Rabu, 23 December 2009
Casablanca atau Darul Baidha’
![]()
LAPORAN SHOFWAN KARIM DARI MAROKO(3)
Abdul Salam membawa saya dan Dr. Said Khaled El-Hassan dari bandara ke kota. Kelihatan sekali, budaya Arab dan Eropa, terutama Perancis mendominasi. Bangunan hampir tidak ada yang bertingkat mencolok tinggi. Paling tinggi hanya bertingkat 6. Persis pemandangan bangunan di kota-kota Perancis, Itali dan Spanyol. Semua tulisan penunjuk jalan, merek toko, iklan dan nama kantor serta pengumuman dan infomasi terdiri atas dua bahasa: Arab dan Perancis.
Maroko, atau Morocco, berasal dari sebutan awal Bahasa Arab, al-Maghribi, bermakna barat. Negeri berpenduduk 30 juta jiwa ini mempunyai pendapatan perkapita dua kali Indonesia atau 5 ribu dollar US pertahun. Kota dan wilayah yang terkenal adalah Casablanca, sebagai kota ekonomi, dagang dan wisata. Kota ini berpenduduk sekitar 4 juta orang.

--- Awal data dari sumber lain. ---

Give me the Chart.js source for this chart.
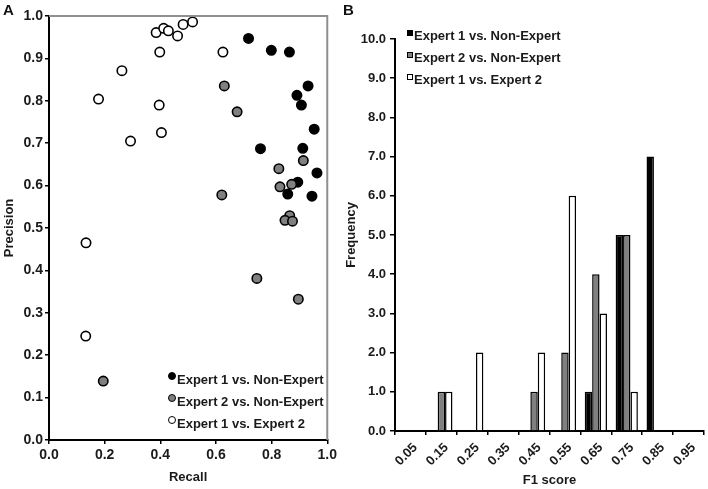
<!DOCTYPE html>
<html>
<head>
<meta charset="utf-8">
<script src="https://cdn.jsdelivr.net/npm/chart.js@4/dist/chart.umd.min.js"></script>
<style>
  body { margin: 0; background: #fff; font-family: "Liberation Sans", Arial, Helvetica, sans-serif; }
  #wrap { position: relative; width: 708px; height: 489px; overflow: hidden; }
  .panel { position: absolute; top: 0; height: 489px; }
  .tag { position: absolute; font-weight: bold; font-size: 15px; color: #111; }
  .legend { position: absolute; font-weight: bold; font-size: 13px; color: #1a1a1a; }
  .legend .row { height: 22px; line-height: 22px; white-space: nowrap; }
  .legend .mk { display: inline-block; vertical-align: 4px; margin-right: 1px; border: 1.5px solid #000; box-sizing: border-box; }
</style>
</head>
<body>
<div id="wrap">
  <div class="panel" style="left:0;width:340px"><canvas id="scatterChart"></canvas></div>
  <div class="panel" style="left:340px;width:368px"><canvas id="histChart"></canvas></div>
  <div class="tag" style="left:3px;top:1px">A</div>
  <div class="tag" style="left:343px;top:1px">B</div>
  <div class="legend" id="legendA" style="left:168px;top:369px"></div>
  <div class="legend" id="legendB" style="left:407px;top:25px"></div>
</div>
<script>
// series names
const seriesNames = ['Expert 1 vs. Non-Expert', 'Expert 2 vs. Non-Expert', 'Expert 1 vs. Expert 2'];
const seriesColors = ['#000000', '#808080', '#ffffff'];

// Panel A: recall / precision per comparison
const e1NonExpertRecall    = [0.717, 0.799, 0.864, 0.931, 0.891, 0.907, 0.953, 0.760, 0.912, 0.963, 0.894, 0.858, 0.945];
const e1NonExpertPrecision = [0.947, 0.919, 0.915, 0.835, 0.813, 0.790, 0.733, 0.687, 0.688, 0.630, 0.608, 0.580, 0.575];

const e2NonExpertRecall    = [0.630, 0.676, 0.826, 0.914, 0.830, 0.872, 0.621, 0.865, 0.848, 0.875, 0.747, 0.896, 0.195];
const e2NonExpertPrecision = [0.835, 0.774, 0.640, 0.659, 0.597, 0.603, 0.578, 0.529, 0.518, 0.516, 0.381, 0.332, 0.139];

const e1e2Recall    = [0.385, 0.412, 0.429, 0.462, 0.482, 0.516, 0.398, 0.625, 0.262, 0.178, 0.396, 0.404, 0.293, 0.133, 0.132];
const e1e2Precision = [0.961, 0.971, 0.965, 0.953, 0.980, 0.986, 0.915, 0.915, 0.871, 0.804, 0.790, 0.725, 0.705, 0.465, 0.245];

// Panel B: F1 score histogram
const f1Bins = ['0.05', '0.15', '0.25', '0.35', '0.45', '0.55', '0.65', '0.75', '0.85', '0.95'];
const e1NonExpertFreq = [0, 0, 0, 0, 0, 0, 1, 5, 7, 0];
const e2NonExpertFreq = [0, 1, 0, 0, 1, 2, 4, 5, 0, 0];
const e1e2Freq        = [0, 1, 2, 0, 2, 6, 3, 1, 0, 0];

const FONT = '"Liberation Sans", Arial, Helvetica, sans-serif';
const TXT = '#1a1a1a';

function toPoints(xs, ys) {
    return xs.map((x, i) => ({ x: x, y: ys[i] }));
}

// gray frame on top and right of panel A
const framePlugin = {
    id: 'frame',
    afterDraw(chart) {
        const { ctx, chartArea: a } = chart;
        ctx.save();
        ctx.strokeStyle = '#8f8f8f';
        ctx.lineWidth = 2;
        ctx.beginPath();
        ctx.moveTo(a.left, a.top);
        ctx.lineTo(a.right, a.top);
        ctx.lineTo(a.right, a.bottom);
        ctx.stroke();
        ctx.restore();
    }
};

function makeScatter() {
    const ctx = document.getElementById('scatterChart').getContext('2d');
    const pts = [
        toPoints(e1NonExpertRecall, e1NonExpertPrecision),
        toPoints(e2NonExpertRecall, e2NonExpertPrecision),
        toPoints(e1e2Recall, e1e2Precision)
    ];
    const order = [1, 0, 2];
    new Chart(ctx, {
        type: 'scatter',
        data: {
            datasets: pts.map((d, i) => ({
                label: seriesNames[i],
                data: d,
                backgroundColor: seriesColors[i],
                borderColor: '#000',
                borderWidth: 1.6,
                pointRadius: 4.7,
                order: order[i]
            }))
        },
        options: {
            responsive: true,
            maintainAspectRatio: false,
            animation: false,
            layout: { padding: { top: 16, right: 12, left: 0, bottom: 0 } },
            plugins: { legend: { display: false }, tooltip: { enabled: false } },
            scales: {
                x: {
                    min: 0, max: 1,
                    afterFit: s => { s.height = 49; },
                    border: { color: '#000', width: 2 },
                    grid: { drawOnChartArea: false, tickLength: 4, color: '#000', lineWidth: 1.5 },
                    ticks: { stepSize: 0.2, padding: 3, color: TXT, font: { family: FONT, size: 14, weight: 'bold' },
                             callback: v => v.toFixed(1) },
                    title: { display: true, text: 'Recall', color: TXT, padding: { top: 0, bottom: 4 },
                             font: { family: FONT, size: 13, weight: 'bold' } }
                },
                y: {
                    min: 0, max: 1,
                    afterFit: s => { s.width = 49; },
                    border: { color: '#000', width: 2 },
                    grid: { drawOnChartArea: false, tickLength: 4, color: '#000', lineWidth: 1.5 },
                    ticks: { stepSize: 0.1, padding: 2, color: TXT, font: { family: FONT, size: 14, weight: 'bold' },
                             callback: v => v.toFixed(1) },
                    title: { display: true, text: 'Precision', color: TXT, padding: { top: 2, bottom: 0 },
                             font: { family: FONT, size: 13, weight: 'bold' } }
                }
            }
        },
        plugins: [framePlugin]
    });
}

function makeHistogram() {
    const ctx = document.getElementById('histChart').getContext('2d');
    const freqs = [e1NonExpertFreq, e2NonExpertFreq, e1e2Freq];
    new Chart(ctx, {
        type: 'bar',
        data: {
            labels: f1Bins,
            datasets: freqs.map((d, i) => ({
                label: seriesNames[i],
                data: d,
                backgroundColor: seriesColors[i],
                borderColor: '#000',
                borderWidth: 1.5,
                borderSkipped: 'bottom',
                categoryPercentage: 0.72,
                barPercentage: 1.0
            }))
        },
        options: {
            responsive: true,
            maintainAspectRatio: false,
            animation: false,
            layout: { padding: { top: 39, right: 4, left: 0, bottom: 0 } },
            plugins: { legend: { display: false }, tooltip: { enabled: false } },
            scales: {
                x: {
                    afterFit: s => { s.height = 58; },
                    border: { color: '#000', width: 2 },
                    grid: { drawOnChartArea: false, tickLength: 4, color: '#000', lineWidth: 1.5 },
                    ticks: { minRotation: 45, maxRotation: 45, autoSkip: false, padding: 5, labelOffset: 5, color: TXT,
                             font: { family: FONT, size: 13, weight: 'bold' } },
                    title: { display: true, text: 'F1 score', color: TXT, padding: { top: 0, bottom: 1 },
                             font: { family: FONT, size: 13, weight: 'bold' } }
                },
                y: {
                    min: 0, max: 10,
                    afterFit: s => { s.width = 55; },
                    border: { color: '#000', width: 2 },
                    grid: { drawOnChartArea: false, tickLength: 5, color: '#000', lineWidth: 1.5 },
                    ticks: { stepSize: 1, padding: 4, color: TXT, font: { family: FONT, size: 13, weight: 'bold' },
                             callback: v => v.toFixed(1) },
                    title: { display: true, text: 'Frequency', color: TXT, padding: { top: 4, bottom: 0 },
                             font: { family: FONT, size: 13, weight: 'bold' } }
                }
            }
        }
    });
}

// legends drawn as html text, from the same series names/colours
function buildLegend(id, shape) {
    const box = document.getElementById(id);
    seriesNames.forEach((name, i) => {
        const row = document.createElement('div');
        row.className = 'row';
        const mk = document.createElement('span');
        mk.className = 'mk';
        mk.style.background = seriesColors[i];
        if (shape === 'circle') {
            mk.style.width = '8px'; mk.style.height = '8px'; mk.style.borderRadius = '50%';
        } else {
            mk.style.width = '6px'; mk.style.height = '6px';
        }
        row.appendChild(mk);
        row.appendChild(document.createTextNode(name));
        box.appendChild(row);
    });
}

buildLegend('legendA', 'circle');
buildLegend('legendB', 'square');
makeScatter();
makeHistogram();
</script>
</body>
</html>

Kota kedua adalah Rabat, ibukota kerajaan Maroko yang berpenduduk 2 juta jiwa. Kota lain Fez, Tangier dan Marakesh adalah kota-kota budaya dan pendidikan.
Di luar itu sebagai wilayah yang terletak paling barat dan belahan utara Afrika ini adalah hidup dari hasil laut, karena pertemuan laut Mediteraniia dan Lautan Atlantik.
Menelusuri Casablanca, terasa lebih menggelitik ketika melewati wilayah pantai. Warna lautnya nan bercampur hijau dan biru serta kuning lembut dan putih berkilauan bagai mutiara indah sesayup mata memandang.
Di bibir pantai ada dua koridor jalan yang cukup lebar. Satu untuk para pejalan kaki yang bebas hambatan dan dipagar rendah sebatas lutut. Dua, kemudian jalan lebar untuk kenderaan. Baru di balik jalan pantai ada bangunan restoran, hotel, caffee, dan club-club serta ruang terbuka untuk berbagai atraksi dan hal.
Asal kata Casablanca adalah juga terjemahan dari julukan awal kota ini dalam Bahasa Arab yang disebut Darul Baidha’. Karena orang Perancis yang lama dulu menguasai wilayah ini maka mereka menyebutnya Casablanca. Dua kata itu Darun dan Casa artinya rumah, tempat, kampung, atau negeri. Baidha’ atau blanca berarti putih.
Menurut beberapa sumber, kata ini dipakai karena menunjukkan dua hal. Di antaranya karena gedung dan bangunan di sini sejak dulu disukai warganya dominan berwarna putih. Lebih dari itu, secara filosofis, warga masyarakat dan warga kota diharapkan memiliki hati yang putih, bersih dan suci. Dengan begitu setiap pengunjung, para wisatawan juga berhati putih, bersih, jernih dan tidak mempunyai niat yang berwarna lain dalam hidup dan kehidupan dalam keseharian berada di dalam kota ini.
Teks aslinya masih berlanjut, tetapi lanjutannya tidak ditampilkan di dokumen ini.